Misalnya, di Kotawaringin Barat, Kalimantan Tengah, ada sekitar 63.000 hektar lahan yang dikelola petani sawit, atau 30 persen dari total kebun kelapa sawit. Artinya, untuk membuat produk CPO diterima oleh pasar, misalnya Uni Eropa, butuh setidaknya biaya awal Rp 229,95 miliar.
”Sementara dana APBD untuk isu berkelanjutan hanya sekitar Rp 20 miliar. Oleh karena itu, kami sepakat dengan pendekatan yurisdiksi berkelanjutan karena bersifat inklusif bagi seluruh petani sawit dan memastikan kebocoran praktek deforestasi lebih sedikit,” kata Josi.
Bupati Kabupaten Kotawaringin Barat Nurhidayah menyampaikan, saat ini sudah ada 1.278 petani sawit yang tersertifikasi, baik RSPO maupun ISPO. Sertifikasi ini menjadi pembuktian bahwa mereka telah memproduksi CPO secara berkelanjutan.
Melalui pendekatan yurisdiksi, kata Nurhidayah, pemerintah daerah memimpin langsung pelibatan semua pihak untuk bersama-sama membantu petani sawit menanggung biaya yang diperlukan untuk mencapai sertifikasi. Pendekatan sertifikasi dilakukan pada level kabupaten, tidak di level kebun.
”Indikator dalam platform Terpercaya ini sejalan dengan perkembangan sertifikasi yurisdiksi. Salah satu manfaatnya, dapat membuktikan komoditas pertanian, termasuk CPO ,telah diproduksi secara berkelanjutan dan sesuai perundang-undangan yang berlaku,” ujar Nurhidayah.
Tingkatkan kepercayaan
Jeremy Broadhead dari European Forest Institute, Asia Regional Office menyampaikan, untuk mendorong kemitraan antara Uni Eropa dengan Indonesia dan Malaysia, dilakukan proyek Keberlanjutan Sawit Malaysia dan Indonesia (KAMI). Tujuannya, untuk mendukung proses nasional dan dialog internasional dalam prinsip berkelanjutan dengan berfokus pada CPO.
”Melalui KAMI akan ada peningkatan pemantauan keberlanjutan inklusif dan keterlacakan dalam skala besar. Proyek dimulai pada bulan September 2020 dan saat ini KAMI berada dalam fase permulaan untuk memulai implementasi penuh pada awal 2021,” ujar Jeremy.
Melalui proyek berdana 4,5 juta euro selama tiga tahun, kata Jeremy, diharapkan dapat memperkuat rantai pasok untuk komoditas yang diproduksi secara berkelanjutan. Dari sisi domestik, KAMI diharapkan dapat mendorong pemerintah daerah untuk bergerak menuju Tujuan Pembangunan Berkelanjutan (SDGs).

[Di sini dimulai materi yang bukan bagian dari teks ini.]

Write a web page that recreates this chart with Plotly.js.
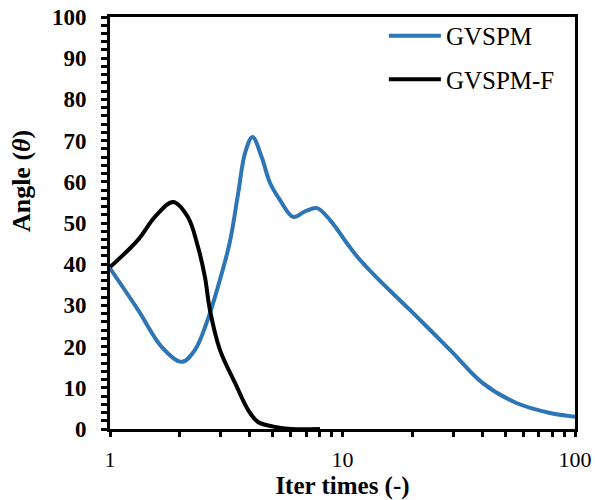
<!DOCTYPE html>
<html>
<head>
<meta charset="utf-8">
<script src="https://cdn.plot.ly/plotly-3.0.1.min.js"></script>
<style>html,body{margin:0;padding:0;background:#fff;}#chart{width:595px;height:500px;}</style>
</head>
<body>
<div id="chart"></div>
<script>
// Data
const gvspmX = [1, 1.32, 1.67, 2.04, 2.32, 2.63, 2.97, 3.28, 3.56, 3.81, 4.1, 4.49, 4.88, 5.38, 6.13, 6.9, 7.77, 8.84, 10.45, 11.7, 14, 19.5, 29, 40, 56, 78, 100];
const gvspmY = [39, 28.9, 19.9, 16.3, 19.2, 26.5, 36.2, 45.5, 57.3, 67, 70.9, 66, 59.7, 55.6, 51.5, 52.8, 53.6, 50.7, 45.1, 41.5, 36.8, 28.9, 19.2, 11.2, 6.3, 3.9, 3];
const gvspmFX = [1, 1.32, 1.56, 1.87, 2.16, 2.39, 2.56, 2.69, 2.97, 3.45, 3.93, 4.33, 5.13, 6, 8];
const gvspmFY = [39.3, 45.9, 51.5, 55.1, 51.5, 44.2, 36.9, 28.9, 19.2, 11.2, 4.6, 1.7, 0.5, 0, 0];
const seriesNames = ["GVSPM", "GVSPM-F"];

const FONT = "Liberation Serif, Times New Roman, serif";

const traces = [
  {x: gvspmX, y: gvspmY, name: seriesNames[0], type: "scatter", mode: "lines",
   line: {color: "#2E75B6", width: 4, shape: "spline", smoothing: 1}, legendgroup: "a"},
  {x: gvspmFX, y: gvspmFY, name: seriesNames[1], type: "scatter", mode: "lines",
   line: {color: "#000000", width: 4, shape: "spline", smoothing: 1}, legendgroup: "b"}
];

const layout = {
  width: 595, height: 500,
  margin: {l: 110, r: 20, t: 17, b: 71},
  showlegend: true,
  legend: {x: 0.589, y: 1.01, xanchor: "left", yanchor: "top", bgcolor: "rgba(0,0,0,0)",
           font: {family: FONT, size: 25, color: "#000"}, itemwidth: 52, tracegroupgap: 8},
  xaxis: {
    type: "log", range: [0, 2], tickmode: "linear", tick0: 0, dtick: 1,
    showgrid: false, zeroline: false, showline: true, linecolor: "#000", linewidth: 3, mirror: true,
    ticks: "outside", ticklen: 5, tickwidth: 3, tickcolor: "#000", layer: "above traces",
    minor: {dtick: "D1", ticks: "outside", ticklen: 5, tickwidth: 3, tickcolor: "#000", showgrid: false},
    tickfont: {family: FONT, size: 22, color: "#000"}, ticklabelstandoff: 4,
    title: {text: "<b>Iter times (-)</b>", font: {family: FONT, size: 25, color: "#000"}, standoff: 5}
  },
  yaxis: {
    range: [0, 100], tickmode: "linear", tick0: 0, dtick: 10,
    showgrid: false, zeroline: false, showline: true, linecolor: "#000", linewidth: 3, mirror: true,
    ticks: "outside", ticklen: 6, tickwidth: 3, tickcolor: "#000", layer: "above traces",
    minor: {dtick: 2, ticks: "outside", ticklen: 6, tickwidth: 3, tickcolor: "#000", showgrid: false},
    tickfont: {family: FONT, size: 23, color: "#000", weight: "bold"}, ticklabelstandoff: 10
  },
  annotations: [{
    text: "<b>Angle (<i>θ</i>)</b>", xref: "paper", yref: "paper",
    x: -0.189, y: 0.602, xanchor: "center", yanchor: "middle", textangle: -90, showarrow: false,
    font: {family: FONT, size: 26, color: "#000"}
  }]
};

Plotly.newPlot("chart", traces, layout, {staticPlot: true, displayModeBar: false});
</script>
</body>
</html>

First Counsellor Delegation of the European Union to Indonesia Henriette Faergemann menyampaikan, melalui KAMI, Uni Eropa dengan Indonesia dan Malaysia dapat membangun kepercayaan dan bekerja sama dalam memproses CPO berkelanjutan. Pada tahap awal, akan dilakukan dialog untuk merumuskan kebijakan tentang keberlanjutan dan perdagangan minyak sawit.
Baca juga: Indonesia-Belanda Berkomitmen Dorong Sawit Berkelanjutan
”Kami terus berusaha untuk mengonsolidasikan komite penasihat dari para pemangku kepentingan dan memberikan bimbingan teknis untuk membangun kepercayaan. Kami juga terus mendukung transparansi rantai pasok CPO dan bekerja sama dengan kemitraan secara terbuka,” kata Henriette.